River Road Winery Series: Manzoni Vineyards

Manzoni Cellars insolence + wine

In advance of the River Road Wine Trail’s first annual “Tunes, Trucks and Tastes” event on June 12, 2016, we are doing our best to visit those way-too-unknown but oh-so-easy to get to wineries along the western Salinas Valley, sitting at the eastern foothills of the coastal Santa Lucia Mountains. 

We have been out and about on the Wine Trail and learned that this special food, entertainment and wine event is selling out quickly! Go here to learn more and to purchase your tickets!

A common thread on the River Road Wine Trail is family-owned vineyards and tasting rooms. These gems are usually situated on farmland that is been in the same family for several generations. Our next winery profile is one such winery—Manzoni Vineyard and Tasting Room, on River Road west of the city of Soledad. 

Manzoni family patriarch Joseph immigrated from his native Switzerland and found his way to the Salinas Valley in the early 1930s, settling alongside a vibrant cluster of Swiss-Italian immigrants who established numerous dairies and made grappa wine as a hobby. The daily business gave way to row crop farming, and in 1990, Joseph’s son Louis and grandsons Mark and Michael planted the first wine grapes rootstock. 

Our host was a gentleman named Mick, who entertained us with his knowledge of wine and his stories of growing up in England and working as a roadie in the 1980s. A self-admitted “wine whore” with a pretty impressive collection of wine at his home, Mick’s company will have you lingering long after you have sipped the tasting room’s selections. 

First up was a 2014 Pinot Gris. There are very few Pinot Gris grapes growing in the Santa Lucia Highlands appellation, so admittedly we don’t have a lot of experience with this variety. The bouquet has undertones of orange, apple, fennel and vanilla, with citrus, apple, pear and an oak finish in your mouth. This wine is made in the Alsace style, which is a region in Northern France. This wine, which can be chilled, would do fine with a bit more aging (no more than another 2 years on your shelf), would pair perfectly with an appetizer platter of melon and prosciutto. 

A 2014 Chardonnay was next in line. There is a tropical fruit sensation on the nose and a fruity acidity on the palate with a bit of vanilla at the end. There is a minimal oaky finish. This chardonnay would love to be on your table next to a delicately-seasoned roast chicken. 


Naturally one has to try a Pinot Noir, so we sampled a 2013 Estate Reserve. There’s dark cherry and very subtile spices when you take your first whiff, with red plum and cherry with a hint of oak and earthiness on the tongue. 

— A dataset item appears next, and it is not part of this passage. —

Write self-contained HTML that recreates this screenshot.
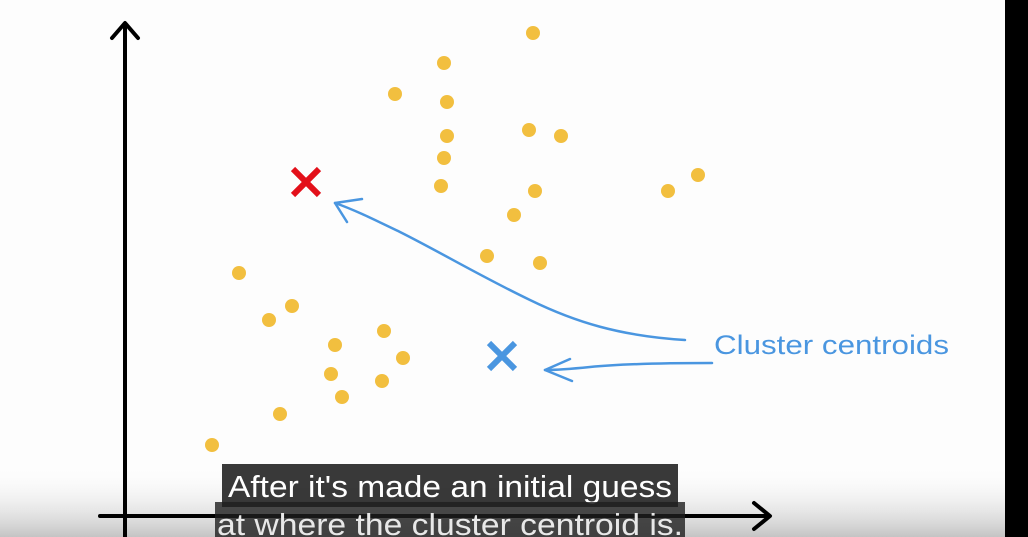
<!DOCTYPE html>
<html><head><meta charset="utf-8"><style>
html,body{margin:0;padding:0;background:#fff;}
svg{display:block;}
</style></head><body>
<svg id="chart" width="1028" height="537" viewBox="0 0 1028 537" xmlns="http://www.w3.org/2000/svg">
<defs>
<linearGradient id="fade" x1="0" y1="0" x2="0" y2="1">
<stop offset="0" stop-color="#ffffff" stop-opacity="0"/>
<stop offset="1" stop-color="#c4c4c4" stop-opacity="1"/>
</linearGradient>
</defs>
<rect width="1028" height="537" fill="#fdfdfd"/>
<rect x="0" y="465" width="1028" height="72" fill="url(#fade)"/>
<g id="axes" stroke="#000" stroke-width="4" fill="none" stroke-linecap="round" stroke-linejoin="round">
<line x1="125" y1="24" x2="125" y2="540"/>
<polyline points="112,38 125,23 138,38"/>
<line x1="100" y1="516" x2="768" y2="516"/>
<polyline points="754,503 770,516 754,529"/>
</g>
<g id="points"></g>
<g id="centroids"></g>
<g stroke="#4a96e0" stroke-width="2.5" fill="none" stroke-linecap="round" stroke-linejoin="round">
<path d="M685,340 C620,336 575,322 530,300 C480,276 440,252 400,232 C375,220 355,210 335,203"/>
<polyline points="362,199 335,203 347,222"/>
<path d="M712,363 C660,363 620,364 590,367 C570,369 555,370 545,370"/>
<polyline points="570,359 545,370 572,381"/>
</g>
<text x="714" y="354" textLength="235" lengthAdjust="spacingAndGlyphs" font-family="Liberation Sans, sans-serif" font-size="27" fill="#4a96e0">Cluster centroids</text>
<rect x="1005" y="0" width="23" height="537" fill="#000"/>
<g>
<rect x="222" y="464" width="456" height="43" fill="#1e1e1e" fill-opacity="0.88"/>
<text x="228" y="497" textLength="444" lengthAdjust="spacingAndGlyphs" font-family="Liberation Sans Narrow, Liberation Sans, sans-serif" font-size="31" fill="#fff">After it's made an initial guess</text>
<rect x="215" y="502" width="470" height="40" fill="#1e1e1e" fill-opacity="0.8"/>
<text x="217" y="535" textLength="466" lengthAdjust="spacingAndGlyphs" font-family="Liberation Sans Narrow, Liberation Sans, sans-serif" font-size="31" fill="#e8e8e8">at where the cluster centroid is.</text>
</g>
</svg>
<script>
const pointX = [40.8,31.9,27.0,32.2,32.2,40.4,43.6,31.9,31.6,41.0,54.3,57.3,38.9,36.2,41.5,11.4,16.7,14.4,25.9,21.0,27.8,20.6,25.7,21.7,15.5,8.7];
const pointY = [48.3,45.3,42.2,41.4,38.0,38.6,38.0,35.8,33.0,32.5,32.5,34.1,30.1,26.0,25.3,24.3,21.0,19.6,18.5,17.1,15.8,14.2,13.5,11.9,10.2,7.1];
const centroidX = [18.1,37.7];
const centroidY = [33.4,16.0];
const centroidColors = ['#e3101a','#4a96e0'];
const centroidNames = ['centroid-red','centroid-blue'];

const ox = 125, oy = 516, k = 10;
function sx(v){ return ox + v*k; }
function sy(v){ return oy - v*k; }
const NS = 'http://www.w3.org/2000/svg';
const pg = document.getElementById('points');
for (let i=0;i<pointX.length;i++){
  const c = document.createElementNS(NS,'circle');
  c.setAttribute('cx', sx(pointX[i]));
  c.setAttribute('cy', sy(pointY[i]));
  c.setAttribute('r', 7);
  c.setAttribute('fill', '#f2bf3f');
  
  
  pg.appendChild(c);
}
const cg = document.getElementById('centroids');
for (let i=0;i<centroidX.length;i++){
  const x = sx(centroidX[i]), y = sy(centroidY[i]), s = 13;
  const p = document.createElementNS(NS,'path');
  p.setAttribute('d', `M${x-s},${y-s} L${x+s},${y+s} M${x+s},${y-s} L${x-s},${y+s}`);
  p.setAttribute('stroke', centroidColors[i]);
  p.setAttribute('stroke-width', 6);
  p.setAttribute('fill', 'none');
  
  
  cg.appendChild(p);
}
</script>
</body></html>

A logical next taste was the 2013 Home Vineyard Syrah. This wine is still a bit young and will benefit from some time being cared for in your wine collection. But all of the good stuff is there—a black cherry and plum scent on the nose, and as the wine is exposed to air, the dark stone scent builds and is very pleasurable. The dark stone fruit scents happily persists into your mouth, with the tannins producing a slight leather taste. The flavors are complex but not busy, and the wine has a strong finish, This wine would like to be paired with game meats or a lean cut of beef. 

The 2013 Zinfandel is grown in the nearby Arroyo Seco appellation. This bold wine has a strong blackberry and blueberry and pleasant smokiness on the nose. This wine is still young and would benefit from some time just sitting around, but all of the goodness that is Zinfandel is present. If you must drink it, be certain to decant it and let it rest a bit to bring out the plum, blackberry and tannins to please your taste buds. Our singular non-wine drinker took a sip, then finished his taste and proclaimed “I want a bottle of this.” Think of enjoying some spicy buffalo wings with this wine. 

Finally, we concluded with a 2009 Bella Vino dessert wine. The dark chocolate taste on our palate made us wish for a platter with blue cheese and apple to nosh on. Our designated driver through this port would be excellent in her summer blueberry preserves that can be enjoyed on toast or to eat over a premium vanilla ice cream. 

Manzoni’s Inner Circle wine club offers several different levels, from the basic “Cru” membership consisting of two bottles at a 15% discount twice a year to the Premier Cru, which is 12 bottles at a 25% discount—and you get to choose your favorite wines four times a year. 

There is a Manzoni tasting room located in Carmel, at the Paseo Courtyard of San Carols, between Ocean and 7th Avenue, if you don’t want to wait until the weekend to visit the tasting room on the estate. 

People come to Manzoni for the Pinot Noir and Chardonnay. We left with a bottle of the Zinfandel, a bottle of the Home Vineyard Syrah, and a Manzoni-branded wine suitcase (that last purchase being pretty random but we are super-excited about it!).